There. I've said it. I've been wanting to say that since I got bored one day and typed his name into the search field on youtube.com. If you do that too, you'll find all kinds of interesting clips from shows he's done - and one of those clips is an interview that Dawkins did with Ted Haggard.
If you're unfamiliar with Richard Dawkins do a search here on Salon. They interviewed him not too long ago. If that's not enough, the cover story in this month's Wired magazine is about the "New Atheists", of which, he is their leader, at least according to Wired.
My problem with Richard is perfectly exemplified when you watch the interview he does with Ted Haggard. In the clip, Richard goes to one of Ted's church services and then speaks with him afterward. This man of reason, of science, opens his interview thusly:
(watch it here: http://youtube.com/watch?v=gmNjfpoRZpE)
RD: "That was really quite a show you gave us today. A fair amount of money seems to have been spent here."
TH: "Yes, I wanted people to be able to worship and enjoy and to be in a setting where the speaker is close to them. That's why it's in the round. And so they can be close to me, and so I can look at them."
RD: "Well it's certainly very effective what you do. I mean it seemed to me to have all the arts (otts?) of the - I mean I was almost reminded of - if you'll forgive me - of sort of a Nuremberg Rally. I mean, such incredibly... Dr. Goebbels would have been proud."
TH: "I don't know anything about the Nuremburg Rallies but lots of Americans think of it as a rock concert."
Dude, I'm reasonably sure there's no God. I've invested much of my teenage and adult life pondering and researching that question and I'm inclined to agree with Richard Dawkins. But, that being said, he misses completely the point of religion. He wants to sweep aside thousands of years of belief structure because God cannot be proved by science. What he fails to see is that there's an entire social structure built around a common reference (God / the Bible) that needs replacing and that can’t be done by marching into an interview with Ted Haggard and commenting that his services remind him of Nazi rallies. That's not science or even proper debating. That's demonizing and name calling.

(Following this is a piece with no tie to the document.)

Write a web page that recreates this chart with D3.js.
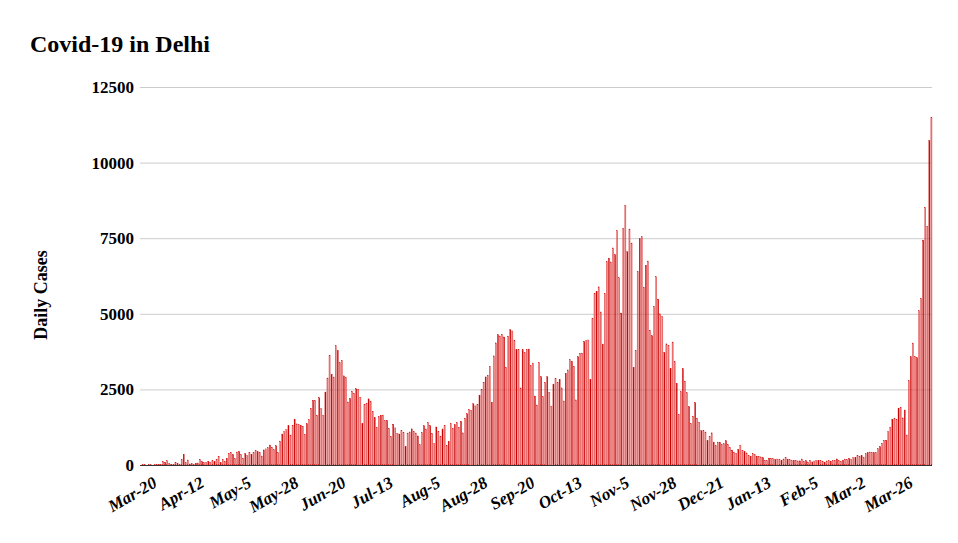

And that's more or less where I put this accusation of Ted at the moment. I would be a touchstone moment, I believe, if it is proven that Ted Haggard is a closet homosexual. I believe that there's some good to be had by interjecting the idea of human fallibility (as it will be seen within his congregation) into a persona that is built largely on the us-versus-them mentality that he preaches. He certainly can use clumsy confrontations like the one provided by Richard Dawkins as evidence of this us-versus-them situation. But if he is gay, while being vocally anti-gay, hopefully this will be cause for some introspective thought among some of his flock.
That being said, he's an easy target. He's practically an inevitable target due to his stature within the Evangelical Community. I do not subscribe to his belief structure. I bet I disagree with the majority of his politics but clearly a known male prostitute has less to lose than Ted Haggard when it comes to leveling these accusations.
Before we here on Salon jump up in down with glee at the thought of one more moralist being revealed to be as human as the rest of us, I suggest we ponder the facts for one moment and unlike Richard Dawkins engage in a sustentative discussion based on fact rather than one unproven accusation.
We should not be the side that traffics in sliming somebody because we heard a rumor in the Internet/blogosphere echo chamber. There's enough real dirt to go around without having to make any of it up.
If we do otherwise, we do so at the expense of our credibility and, like Dawkins, we'll look foolish in the process.